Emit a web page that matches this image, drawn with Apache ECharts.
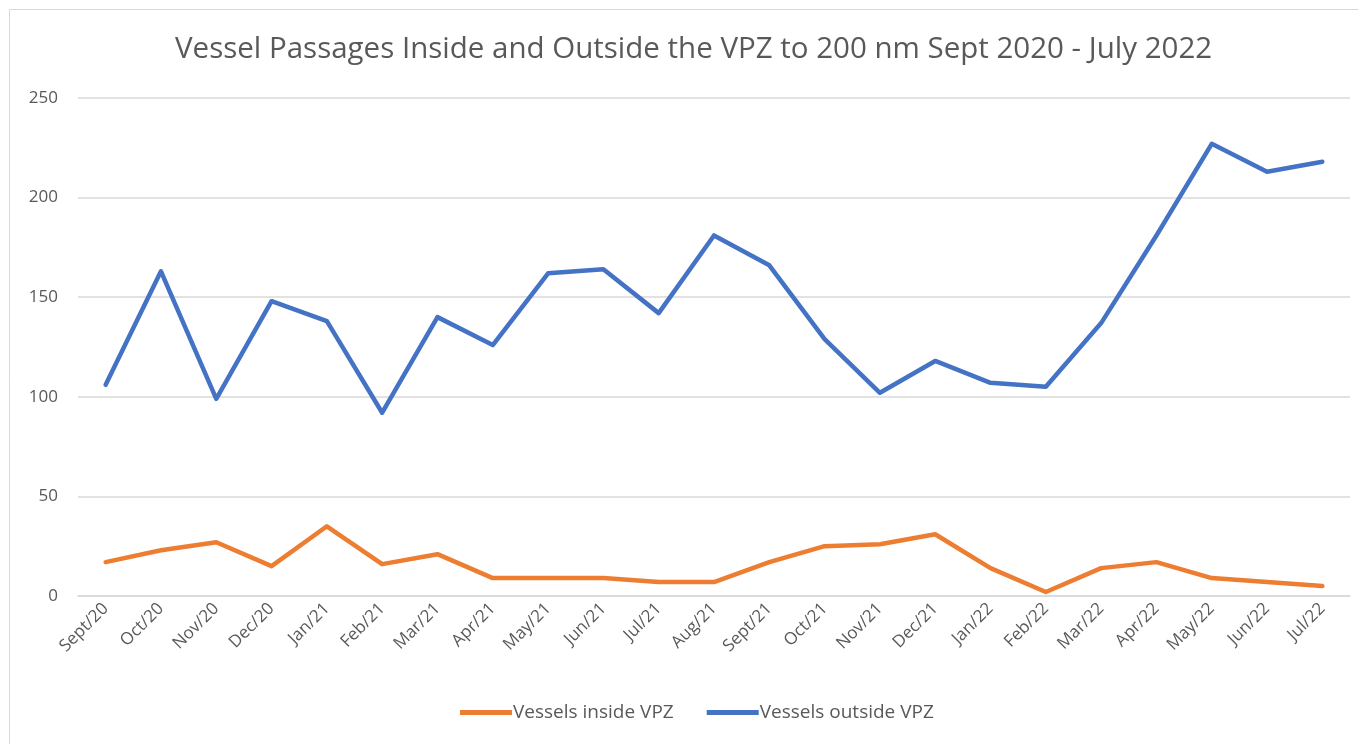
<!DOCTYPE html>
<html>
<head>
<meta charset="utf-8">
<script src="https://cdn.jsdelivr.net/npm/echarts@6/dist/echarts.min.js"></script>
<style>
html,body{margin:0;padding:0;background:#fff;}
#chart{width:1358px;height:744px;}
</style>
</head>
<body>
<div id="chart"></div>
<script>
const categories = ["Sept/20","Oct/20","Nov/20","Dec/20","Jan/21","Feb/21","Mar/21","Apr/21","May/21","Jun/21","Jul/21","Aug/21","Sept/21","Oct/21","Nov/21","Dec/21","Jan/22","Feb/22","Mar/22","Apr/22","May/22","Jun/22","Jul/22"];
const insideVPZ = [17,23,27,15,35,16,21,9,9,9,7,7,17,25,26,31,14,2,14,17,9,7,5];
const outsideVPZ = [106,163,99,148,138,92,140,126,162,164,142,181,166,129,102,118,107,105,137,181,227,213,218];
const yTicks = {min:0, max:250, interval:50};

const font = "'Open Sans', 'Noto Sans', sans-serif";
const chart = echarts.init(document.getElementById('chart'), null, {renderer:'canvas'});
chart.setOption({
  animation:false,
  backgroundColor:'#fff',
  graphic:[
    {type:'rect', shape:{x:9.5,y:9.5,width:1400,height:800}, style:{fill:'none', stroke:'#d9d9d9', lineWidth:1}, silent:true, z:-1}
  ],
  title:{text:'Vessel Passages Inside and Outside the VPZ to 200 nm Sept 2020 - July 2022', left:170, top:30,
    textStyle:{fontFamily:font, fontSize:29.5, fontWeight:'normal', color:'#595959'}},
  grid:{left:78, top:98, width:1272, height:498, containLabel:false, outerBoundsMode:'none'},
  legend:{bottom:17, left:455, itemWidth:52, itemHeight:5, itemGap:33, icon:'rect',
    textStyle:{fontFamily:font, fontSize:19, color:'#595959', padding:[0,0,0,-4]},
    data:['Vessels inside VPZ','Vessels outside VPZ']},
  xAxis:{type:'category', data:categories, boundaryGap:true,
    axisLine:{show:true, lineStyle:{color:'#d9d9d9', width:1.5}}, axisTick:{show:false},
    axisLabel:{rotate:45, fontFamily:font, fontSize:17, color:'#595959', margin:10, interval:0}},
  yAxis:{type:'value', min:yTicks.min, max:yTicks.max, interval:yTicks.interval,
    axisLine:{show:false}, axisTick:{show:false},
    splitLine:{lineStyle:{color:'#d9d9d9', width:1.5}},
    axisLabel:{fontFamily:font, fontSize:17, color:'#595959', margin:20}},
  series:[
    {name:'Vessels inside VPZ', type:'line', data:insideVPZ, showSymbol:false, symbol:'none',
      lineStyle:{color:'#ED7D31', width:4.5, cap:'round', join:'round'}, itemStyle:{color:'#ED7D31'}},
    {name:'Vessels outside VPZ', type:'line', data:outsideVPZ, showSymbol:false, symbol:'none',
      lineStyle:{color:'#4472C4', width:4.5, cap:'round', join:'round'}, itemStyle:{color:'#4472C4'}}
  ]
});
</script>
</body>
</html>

######

_REQUIREMENTS_:
Copy every line of the data word for word, omitting the images.

_SOLUTION BELOW_:
Emit a web page that matches this image, drawn with Apache ECharts.
<!DOCTYPE html>
<html>
<head>
<meta charset="utf-8">
<script src="https://cdn.jsdelivr.net/npm/echarts@6/dist/echarts.min.js"></script>
<style>
html,body{margin:0;padding:0;background:#fff;}
#chart{width:1358px;height:744px;}
</style>
</head>
<body>
<div id="chart"></div>
<script>
const categories = ["Sept/20","Oct/20","Nov/20","Dec/20","Jan/21","Feb/21","Mar/21","Apr/21","May/21","Jun/21","Jul/21","Aug/21","Sept/21","Oct/21","Nov/21","Dec/21","Jan/22","Feb/22","Mar/22","Apr/22","May/22","Jun/22","Jul/22"];
const insideVPZ = [17,23,27,15,35,16,21,9,9,9,7,7,17,25,26,31,14,2,14,17,9,7,5];
const outsideVPZ = [106,163,99,148,138,92,140,126,162,164,142,181,166,129,102,118,107,105,137,181,227,213,218];
const yTicks = {min:0, max:250, interval:50};

const font = "'Open Sans', 'Noto Sans', sans-serif";
const chart = echarts.init(document.getElementById('chart'), null, {renderer:'canvas'});
chart.setOption({
  animation:false,
  backgroundColor:'#fff',
  graphic:[
    {type:'rect', shape:{x:9.5,y:9.5,width:1400,height:800}, style:{fill:'none', stroke:'#d9d9d9', lineWidth:1}, silent:true, z:-1}
  ],
  title:{text:'Vessel Passages Inside and Outside the VPZ to 200 nm Sept 2020 - July 2022', left:170, top:30,
    textStyle:{fontFamily:font, fontSize:29.5, fontWeight:'normal', color:'#595959'}},
  grid:{left:78, top:98, width:1272, height:498, containLabel:false, outerBoundsMode:'none'},
  legend:{bottom:17, left:455, itemWidth:52, itemHeight:5, itemGap:33, icon:'rect',
    textStyle:{fontFamily:font, fontSize:19, color:'#595959', padding:[0,0,0,-4]},
    data:['Vessels inside VPZ','Vessels outside VPZ']},
  xAxis:{type:'category', data:categories, boundaryGap:true,
    axisLine:{show:true, lineStyle:{color:'#d9d9d9', width:1.5}}, axisTick:{show:false},
    axisLabel:{rotate:45, fontFamily:font, fontSize:17, color:'#595959', margin:10, interval:0}},
  yAxis:{type:'value', min:yTicks.min, max:yTicks.max, interval:yTicks.interval,
    axisLine:{show:false}, axisTick:{show:false},
    splitLine:{lineStyle:{color:'#d9d9d9', width:1.5}},
    axisLabel:{fontFamily:font, fontSize:17, color:'#595959', margin:20}},
  series:[
    {name:'Vessels inside VPZ', type:'line', data:insideVPZ, showSymbol:false, symbol:'none',
      lineStyle:{color:'#ED7D31', width:4.5, cap:'round', join:'round'}, itemStyle:{color:'#ED7D31'}},
    {name:'Vessels outside VPZ', type:'line', data:outsideVPZ, showSymbol:false, symbol:'none',
      lineStyle:{color:'#4472C4', width:4.5, cap:'round', join:'round'}, itemStyle:{color:'#4472C4'}}
  ]
});
</script>
</body>
</html>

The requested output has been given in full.